No es fácil conseguir un Goya, se ha debido trabajar mucho y muy bien, aunque ahora parezca demasiado lejano aquel momento o cercano en ocasiones, pasa tan rápida la vida. En cualquier caso Salvador es un gran señor, con una riqueza interior tan inmensa que va dejando trocitos de arte por donde quiera que pasa, no en vano muchos de sus hijos están tocados con la varita creativa del séptimo arte. Han pasado muchos años, muchos, aunque parece que fue ayer cuando rodaban en Almería una de aquellas producciones, y cuando el pequeño se subió al furgón y apareció en otra zona de rodaje. Su hija lo recuerda con cariño, aquellos momentos familiares vividos estarán siempre presentes en su haber, los viajes trepidantes, los entresijos cinematográficos en los que bailaban todos juntos.

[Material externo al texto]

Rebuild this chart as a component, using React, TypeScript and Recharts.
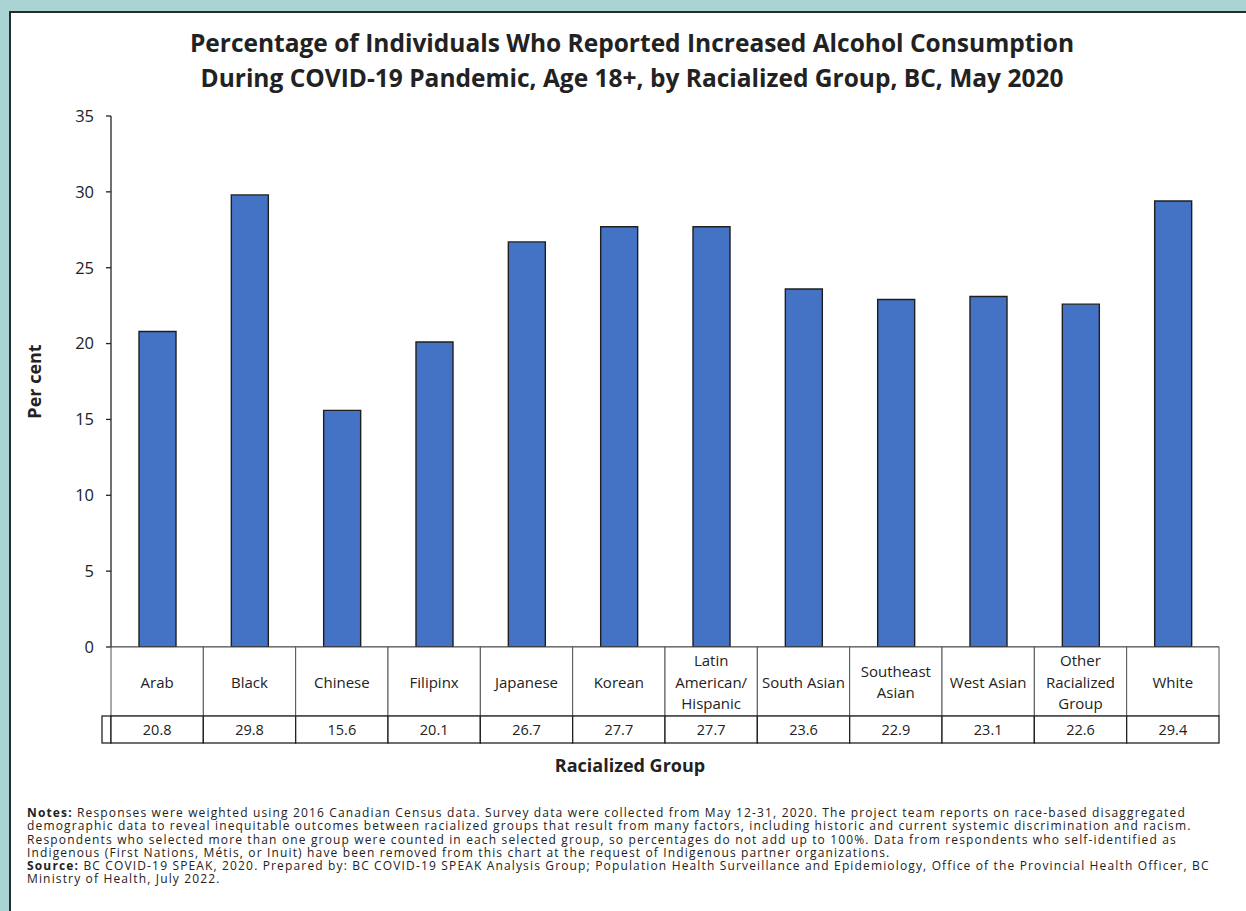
import React from "react";
import { BarChart, Bar, XAxis, YAxis, Label } from "recharts";

// Survey results, per cent reporting increased alcohol use
const groups = [
  "Arab",
  "Black",
  "Chinese",
  "Filipinx",
  "Japanese",
  "Korean",
  "Latin\nAmerican/\nHispanic",
  "South Asian",
  "Southeast\nAsian",
  "West Asian",
  "Other\nRacialized\nGroup",
  "White",
];
const percents = [20.8, 29.8, 15.6, 20.1, 26.7, 27.7, 27.7, 23.6, 22.9, 23.1, 22.6, 29.4];
const yTicks = [0, 5, 10, 15, 20, 25, 30, 35];

const titleLines = [
  "Percentage of Individuals Who Reported Increased Alcohol Consumption",
  "During COVID-19 Pandemic, Age 18+, by Racialized Group, BC, May 2020",
];

const noteLines: [string, string][] = [
  ["Notes:", " Responses were weighted using 2016 Canadian Census data. Survey data were collected from May 12-31, 2020. The project team reports on race-based disaggregated"],
  ["", "demographic data to reveal inequitable outcomes between racialized groups that result from many factors, including historic and current systemic discrimination and racism."],
  ["", "Respondents who selected more than one group were counted in each selected group, so percentages do not add up to 100%. Data from respondents who self-identified as"],
  ["", "Indigenous (First Nations, Métis, or Inuit) have been removed from this chart at the request of Indigenous partner organizations."],
  ["Source:", " BC COVID-19 SPEAK, 2020. Prepared by: BC COVID-19 SPEAK Analysis Group; Population Health Surveillance and Epidemiology, Office of the Provincial Health Officer, BC"],
  ["", "Ministry of Health, July 2022."],
];

const FONT = "'Open Sans', 'Noto Sans', sans-serif";
const INK = "#222";

const W = 1246;
const H = 911;
const PLOT_LEFT = 111;
const PLOT_RIGHT = 1219;
const PLOT_TOP = 116;
const PLOT_BOTTOM = 647;
const Y_AXIS_W = 60;
const X_AXIS_H = 100;
const BAND = (PLOT_RIGHT - PLOT_LEFT) / groups.length;
const LABEL_ROW = 69;
const VALUE_ROW = 27;
const LINE_H = 21.5;

const data = groups.map((g, i) => ({ group: g, value: percents[i] }));

// Each x tick draws one column of the data table under the bars
function TableTick(props: any) {
  const { x, y, payload, index } = props;
  const left = x - BAND / 2;
  const lines = String(payload.value).split("\n");
  const midLabel = y + LABEL_ROW / 2;
  const firstLine = midLabel - ((lines.length - 1) * LINE_H) / 2;
  const vy = y + LABEL_ROW;
  return (
    <g>
      <rect x={left} y={y} width={BAND} height={LABEL_ROW} fill="#fff" stroke="#555" strokeWidth={1} />
      {lines.map((ln, k) => (
        <text
          key={k}
          x={x}
          y={firstLine + k * LINE_H}
          textAnchor="middle"
          dominantBaseline="central"
          fontFamily={FONT}
          fontSize={15}
          fill={INK}
        >
          {ln}
        </text>
      ))}
      {index === 0 && (
        <rect x={left - 9} y={vy} width={9} height={VALUE_ROW} fill="#fff" stroke={INK} strokeWidth={1.3} />
      )}
      <rect x={left} y={vy} width={BAND} height={VALUE_ROW} fill="#fff" stroke={INK} strokeWidth={1.3} />
      <text
        x={x}
        y={vy + VALUE_ROW / 2}
        textAnchor="middle"
        dominantBaseline="central"
        fontFamily={FONT}
        fontSize={14.5}
        fill={INK}
      >
        {percents[index].toFixed(1)}
      </text>
    </g>
  );
}

export default function App() {
  return (
    <div
      style={{
        position: "absolute",
        left: 0,
        top: 0,
        width: W,
        height: H,
        overflow: "hidden",
        background: "#aad4d3",
        fontFamily: FONT,
        color: INK,
      }}
    >
      <div
        style={{
          position: "absolute",
          left: 9,
          top: 11,
          width: W,
          height: H,
          background: "#fff",
          borderTop: "2px solid #2b2b2b",
          borderLeft: "2px solid #2b2b2b",
        }}
      />
      <div
        style={{
          position: "absolute",
          left: 0,
          top: 25,
          width: 1264,
          textAlign: "center",
          fontWeight: 700,
          fontSize: 24.5,
          lineHeight: "35px",
        }}
      >
        {titleLines.map((t) => (
          <div key={t}>{t}</div>
        ))}
      </div>
      <div style={{ position: "absolute", left: 0, top: 0 }}>
        <BarChart
          width={W}
          height={H}
          data={data}
          margin={{
            top: PLOT_TOP,
            right: W - PLOT_RIGHT,
            left: PLOT_LEFT - Y_AXIS_W,
            bottom: H - PLOT_BOTTOM - X_AXIS_H,
          }}
        >
          <XAxis
            dataKey="group"
            interval={0}
            height={X_AXIS_H}
            tickLine={false}
            tickSize={0}
            tickMargin={0}
            axisLine={{ stroke: INK }}
            tick={<TableTick />}
          />
          <YAxis
            width={Y_AXIS_W}
            domain={[0, 35]}
            ticks={yTicks}
            interval={0}
            tickSize={5}
            tickMargin={12}
            axisLine={{ stroke: INK, strokeWidth: 1.3 }}
            tickLine={{ stroke: INK, strokeWidth: 1.3 }}
            tick={{ fontSize: 16.5, fill: INK, fontFamily: FONT }}
          >
            <Label
              value="Per cent"
              angle={-90}
              position="insideLeft"
              offset={-16}
              style={{ fontWeight: 700, fontSize: 18, fill: INK, fontFamily: FONT, textAnchor: "middle" }}
            />
          </YAxis>
          <Bar
            dataKey="value"
            barSize={37}
            fill="#4472c4"
            stroke="#1f1f1f"
            strokeWidth={1.4}
            isAnimationActive={false}
          />
        </BarChart>
      </div>
      <div
        style={{
          position: "absolute",
          left: 0,
          top: 753,
          width: 1260,
          textAlign: "center",
          fontWeight: 700,
          fontSize: 18,
        }}
      >
        Racialized Group
      </div>
      <div
        style={{
          position: "absolute",
          left: 27,
          top: 806,
          fontSize: 12,
          letterSpacing: 1.15,
          lineHeight: "13.3px",
          whiteSpace: "nowrap",
        }}
      >
        {noteLines.map(([b, t], i) => (
          <div key={i}>
            {b && <b>{b}</b>}
            {t}
          </div>
        ))}
      </div>
    </div>
  );
}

Los tiempos han cambiado mucho, la vida siempre trae consigo cambios, y con esos cambios hay elecciones que hacer y decisiones ante las que jamás tendríamos dudas. Victoria enfermó, y Salvador no tuvo dudas, ella era su gran película, ella era la protagonista de su gran historia de amor, ella estaría cubierta de amor por siempre, ella, convertida en la princesa de la casa, adorada por sus hijos, por sus nietos, y por el propio Salvador nunca estaría sola con el miedo, ellos le contarían cuentos, le arroparían, le acompañarían hasta ese momento en el que Victoria no pudiera expresarse con palabras, pero todavía pudiera sonreír y sentir los cuidados de las personas que la quieren con locura.
Una princesita preciosa, Rocío, baila delante de Victoria, Victoria sonríe, Salvador sonríe, Laura sonríe. En la vida hay que sonreír a pesar de todo, porque nunca se sabe, tal vez una noche cualquiera puedan sorprendernos unas hadas preciosas, irrumpiendo en nuestra habitación y llevándonos al país de los cuentos... un mágico lugar en donde todo puede pasar.
Dedicado con todo mi cariño a Laura, mi querida hada Primavera, a su papá Salvador y a su mamá Victoria.